Listing 2 contains a query that we frequently run to identify the workload of our schedulers. We pay close attention to the amount of workers that are queuing, specifically the count in the work_queue_count column. Figure 4 contains the results of Listing 2.

Example 2. SQL Script That Gathers Statistics on Your Schedulers

SELECT scheduler_id,parent_node_id,current_tasks_count,
runnable_tasks_count, current_workers_count, active_workers_count,
work_queue_count, load_factor
FROM sys.dm_os_schedulers
WHERE scheduler_id < 255

Figure 4. The results of Listing 2

sys.dm_os_tasks: Gives you information about each active task within your SQL Server instance. This DMV has columns that provide you with the physical IO performed by the task, the state of the task, and the scheduler the task is running on, along with several other columns. This DMV also contains columns about the request that caused the creation of the task. That's really important when you want to figure out the query or batch that the task is executing. Listing 3 contains a sample script that shows you how to identify the query that caused the creation of the task. The results are shown in Figure 5.

Example 3. SQL Script That Shows the Number of Tasks in a Particular task_state

SELECT r.session_id,task_state,pending_io_count,
r.scheduler_id,command,cpu_time,
total_elapsed_time,sql_handle
FROM sys.dm_os_tasks t
 join sys.dm_exec_requests r on t.request_id =
r.request_id and t.session_id = r.session_id
WHERE r.session_id > 50

Figure 5. The results of Listing 3

When monitoring your CPU, we also discussed the impact of the number of compiles on your system.
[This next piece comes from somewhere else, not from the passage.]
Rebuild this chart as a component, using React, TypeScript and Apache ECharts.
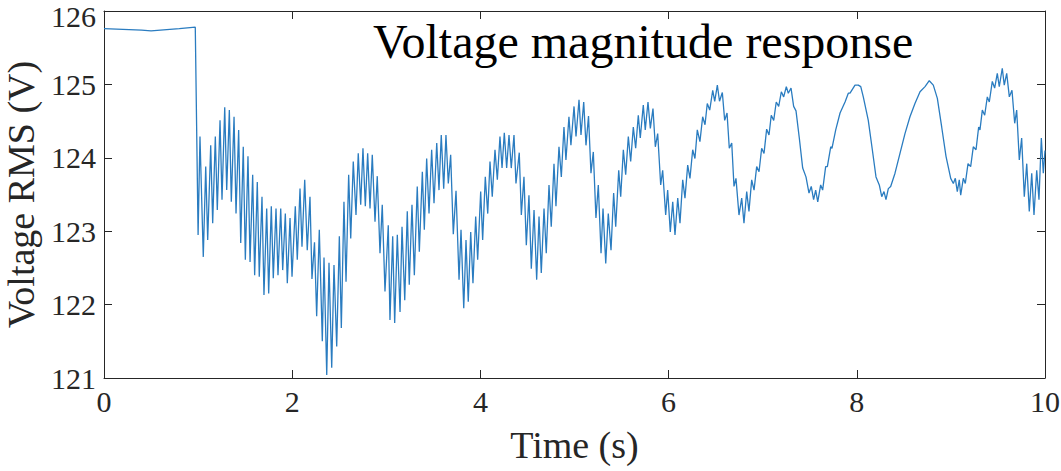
import React, { useEffect, useRef } from "react";
import * as echarts from "echarts";

// Time (s), Voltage RMS (V) pairs
const seg0to1: [number, number][] = [
  [0, 125.76], [0.2, 125.75], [0.4, 125.74], [0.5, 125.73], [0.6, 125.74], [0.8, 125.76], [0.97, 125.78],
  [1.0, 122.95],
];

const seg1to2_5: [number, number][] = [
  [1.02, 124.29], [1.055, 122.65], [1.081, 123.88], [1.102, 122.88], [1.134, 124.17], [1.155, 123.11],
  [1.183, 124.29], [1.204, 123.29], [1.233, 124.51], [1.254, 123.43], [1.283, 124.69], [1.304, 123.56],
  [1.332, 124.65], [1.353, 123.4], [1.382, 124.56], [1.403, 123.24], [1.431, 124.38], [1.453, 122.84],
  [1.48, 124.15], [1.502, 122.61], [1.53, 124.02], [1.552, 122.58], [1.58, 123.77], [1.601, 122.4],
  [1.629, 123.67], [1.65, 122.38], [1.679, 123.47], [1.7, 122.13], [1.729, 123.31], [1.75, 122.15],
  [1.778, 123.34], [1.799, 122.36], [1.828, 123.31], [1.849, 122.4], [1.878, 123.31], [1.899, 122.47],
  [1.927, 123.24], [1.948, 122.29], [1.977, 123.18], [1.998, 122.38], [2.033, 123.34], [2.054, 122.61],
  [2.083, 123.58], [2.104, 122.79], [2.133, 123.7], [2.16, 122.74], [2.189, 123.47], [2.21, 122.35],
  [2.237, 122.85], [2.26, 121.84], [2.288, 123.02], [2.32, 121.5], [2.338, 122.64], [2.367, 121.04],
  [2.391, 122.57], [2.42, 121.14], [2.444, 122.54], [2.473, 121.43],
];

const seg2_5to5: [number, number][] = [
  [2.501, 122.93], [2.522, 121.68], [2.55, 123.4], [2.572, 122.31], [2.6, 123.77], [2.622, 122.9],
  [2.649, 123.95], [2.678, 123.22], [2.702, 124.06], [2.728, 123.36], [2.752, 124.13], [2.777, 123.34],
  [2.802, 124.06], [2.827, 123.31], [2.851, 124.04], [2.88, 123.13], [2.904, 123.75], [2.933, 122.7],
  [2.957, 123.36], [2.986, 122.18], [3.021, 123.08], [3.039, 121.79], [3.068, 122.93], [3.089, 121.75],
  [3.117, 122.95], [3.146, 121.9], [3.167, 123.06], [3.196, 122.06], [3.223, 123.27], [3.244, 122.27],
  [3.273, 123.36], [3.298, 122.4], [3.329, 123.61], [3.351, 122.72], [3.383, 123.81], [3.404, 123.02],
  [3.429, 123.99], [3.454, 123.24], [3.482, 124.11], [3.507, 123.38], [3.536, 124.2], [3.56, 123.56],
  [3.584, 124.31], [3.61, 123.58], [3.634, 124.31], [3.659, 123.65], [3.684, 124.04], [3.712, 122.96],
  [3.741, 123.55], [3.773, 122.34], [3.794, 123.02], [3.823, 121.95], [3.847, 122.88], [3.871, 122.04],
  [3.897, 122.99], [3.921, 122.29], [3.95, 123.2], [3.971, 122.61], [4.003, 123.54], [4.024, 122.88],
  [4.052, 123.74], [4.078, 123.24], [4.102, 123.95], [4.126, 123.47], [4.155, 124.11], [4.18, 123.7],
  [4.208, 124.29], [4.23, 123.86], [4.254, 124.34], [4.279, 123.86], [4.304, 124.31], [4.328, 123.86],
  [4.357, 124.31], [4.378, 123.65], [4.413, 124.07], [4.435, 123.22], [4.463, 123.74], [4.488, 122.81],
  [4.516, 123.49], [4.541, 122.49], [4.57, 123.29], [4.598, 122.34], [4.623, 123.2], [4.647, 122.43],
  [4.676, 123.31], [4.7, 122.7], [4.729, 123.63], [4.753, 123.06], [4.782, 123.92], [4.803, 123.34],
  [4.835, 124.15], [4.86, 123.74], [4.888, 124.42], [4.909, 123.97], [4.941, 124.56], [4.962, 124.17],
  [4.995, 124.7],
];

const seg5to7_5: [number, number][] = [
  [5.016, 124.29], [5.048, 124.79], [5.069, 124.31], [5.098, 124.76], [5.122, 124.17], [5.149, 124.57],
  [5.175, 123.79], [5.2, 124.08], [5.228, 123.18], [5.253, 123.63], [5.282, 122.7], [5.303, 123.31],
  [5.332, 122.56], [5.359, 123.24], [5.388, 122.74], [5.416, 123.52], [5.438, 123.06], [5.47, 123.83],
  [5.491, 123.47], [5.519, 124.11], [5.544, 123.77], [5.572, 124.29], [5.597, 123.95], [5.625, 124.42],
  [5.65, 124.13], [5.678, 124.58], [5.699, 124.27], [5.731, 124.72], [5.752, 124.38], [5.781, 124.76],
  [5.806, 124.4], [5.834, 124.67], [5.859, 124.15], [5.884, 124.33], [5.916, 123.63], [5.937, 123.83],
  [5.969, 123.22], [5.99, 123.56], [6.018, 122.99], [6.044, 123.4], [6.068, 122.95], [6.097, 123.45],
  [6.121, 123.11], [6.15, 123.7], [6.174, 123.45], [6.203, 123.9], [6.227, 123.72], [6.256, 124.11],
  [6.28, 123.99], [6.305, 124.38], [6.333, 124.22], [6.362, 124.56], [6.387, 124.45], [6.411, 124.74],
  [6.437, 124.65], [6.469, 124.92], [6.49, 124.77], [6.518, 124.99], [6.541, 124.77], [6.571, 124.89],
  [6.596, 124.51], [6.621, 124.61], [6.645, 124.13], [6.671, 124.2], [6.695, 123.61], [6.716, 123.72],
  [6.748, 123.22], [6.777, 123.45], [6.801, 123.11], [6.83, 123.54], [6.854, 123.27], [6.883, 123.7],
  [6.908, 123.56], [6.936, 123.88], [6.961, 123.81], [6.989, 124.13], [7.014, 124.06], [7.042, 124.39],
  [7.067, 124.31], [7.091, 124.58], [7.117, 124.51], [7.144, 124.76], [7.17, 124.7], [7.198, 124.9],
  [7.223, 124.83], [7.251, 124.97], [7.272, 124.88], [7.301, 124.95], [7.329, 124.7], [7.354, 124.64],
  [7.389, 124.27], [7.425, 123.86], [7.46, 123.74], [7.492, 123.52],
];

const seg7_5to10: [number, number][] = [
  [7.516, 123.61], [7.541, 123.43], [7.563, 123.56], [7.585, 123.4], [7.616, 123.63], [7.637, 123.56],
  [7.669, 123.88], [7.687, 123.88], [7.723, 124.15], [7.736, 124.13], [7.776, 124.38], [7.822, 124.61],
  [7.875, 124.76], [7.91, 124.88], [7.928, 124.88], [7.981, 124.99], [8.016, 124.99], [8.042, 124.97],
  [8.069, 124.83], [8.122, 124.51], [8.165, 124.11], [8.204, 123.74], [8.239, 123.63], [8.265, 123.47],
  [8.289, 123.54], [8.31, 123.43], [8.335, 123.58], [8.36, 123.61], [8.406, 123.79], [8.459, 124.06],
  [8.512, 124.33], [8.565, 124.56], [8.618, 124.74], [8.672, 124.9], [8.725, 124.97], [8.77, 125.05],
  [8.813, 124.99], [8.856, 124.81], [8.902, 124.42], [8.948, 124.02], [8.998, 123.72], [9.026, 123.65],
  [9.047, 123.72], [9.068, 123.54], [9.089, 123.7], [9.104, 123.49], [9.132, 123.72], [9.153, 123.65],
  [9.182, 123.92], [9.21, 123.88], [9.238, 124.15], [9.267, 124.11], [9.295, 124.42], [9.309, 124.38],
  [9.334, 124.65], [9.359, 124.58], [9.387, 124.83], [9.408, 124.76], [9.44, 125.04], [9.465, 124.95],
  [9.493, 125.15], [9.514, 124.97], [9.546, 125.22], [9.567, 124.99], [9.593, 125.15], [9.621, 124.83],
  [9.649, 124.92], [9.678, 124.47], [9.699, 124.65], [9.727, 123.97], [9.752, 124.27], [9.78, 123.47],
  [9.806, 123.92], [9.833, 123.27], [9.859, 123.79], [9.883, 123.22], [9.912, 123.83], [9.936, 123.43],
  [9.961, 124.27], [9.982, 123.79], [10.0, 124.1],
];

const xTicks = { min: 0, max: 10, interval: 2 };
const yTicks = { min: 121, max: 126, interval: 1 };

const chartTitle = "Voltage magnitude response";
const xName = "Time (s)";
const yName = "Voltage RMS (V)";

const FONT = "'Liberation Serif', 'Times New Roman', serif";
const AXIS_COLOR = "#262626";

export default function App() {
  const ref = useRef<HTMLDivElement>(null);
  useEffect(() => {
    if (!ref.current) return;
    const chart = echarts.init(ref.current, undefined, { renderer: "svg" });
    const data = [...seg0to1, ...seg1to2_5, ...seg2_5to5, ...seg5to7_5, ...seg7_5to10];
    const axisLineStyle = { color: AXIS_COLOR, width: 1 };
    const baseX = {
      type: "value" as const,
      min: xTicks.min,
      max: xTicks.max,
      interval: xTicks.interval,
      splitLine: { show: false },
      axisLine: { show: true, onZero: false, lineStyle: axisLineStyle },
      axisTick: { show: true, inside: true, length: 8, lineStyle: axisLineStyle },
    };
    const baseY = {
      type: "value" as const,
      min: yTicks.min,
      max: yTicks.max,
      interval: yTicks.interval,
      splitLine: { show: false },
      axisLine: { show: true, onZero: false, lineStyle: axisLineStyle },
      axisTick: { show: true, inside: true, length: 8, lineStyle: axisLineStyle },
    };
    chart.setOption({
      animation: false,
      backgroundColor: "#ffffff",
      title: {
        text: chartTitle,
        left: 368,
        top: 12,
        textStyle: { fontFamily: FONT, fontSize: 48, fontWeight: "normal", color: "#000" },
      },
      grid: { left: 104, right: 16, top: 11, bottom: 93, containLabel: false, outerBoundsMode: "none" },
      xAxis: [
        {
          ...baseX,
          position: "bottom",
          name: xName,
          nameLocation: "middle",
          nameGap: 48,
          nameTextStyle: { fontFamily: FONT, fontSize: 38, color: AXIS_COLOR },
          axisLabel: { show: true, margin: 8, fontFamily: FONT, fontSize: 30, color: AXIS_COLOR },
        },
        { ...baseX, position: "top", axisLabel: { show: false } },
      ],
      yAxis: [
        {
          ...baseY,
          position: "left",
          name: yName,
          nameLocation: "middle",
          nameGap: 60,
          nameTextStyle: { fontFamily: FONT, fontSize: 38, color: AXIS_COLOR },
          axisLabel: {
            show: true,
            margin: 8,
            fontFamily: FONT,
            fontSize: 30,
            color: AXIS_COLOR,
            formatter: (v: number) => (v === yTicks.max ? `{top|${v}}` : `${v}`),
            rich: {
              top: { fontFamily: FONT, fontSize: 30, color: AXIS_COLOR, padding: [10, 0, 0, 0] },
            },
          },
        },
        { ...baseY, position: "right", axisLabel: { show: false } },
      ],
      series: [
        {
          type: "line",
          xAxisIndex: 0,
          yAxisIndex: 0,
          data,
          showSymbol: false,
          symbol: "none",
          lineStyle: { color: "#2a7cc0", width: 1.3 },
        },
      ],
    });
    return () => chart.dispose();
  }, []);
  return (
    <div
      ref={ref}
      style={{ position: "fixed", left: 0, top: 0, width: 1061, height: 471, background: "#fff" }}
    />
  );
}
SQL Server provides you with the sys.dm_exec_query_optimizer_info DMV, which captures information about the SQL Server optimizer. This view contains information about the total number of optimizations, the average elapsed time for the number of optimizations, the cost of the optimizations, and several other columns. With this information, you can determine the cost of the compiles against your system. That may help you convince your developers to use stored procedures over the ad hoc queries that they run in your environment.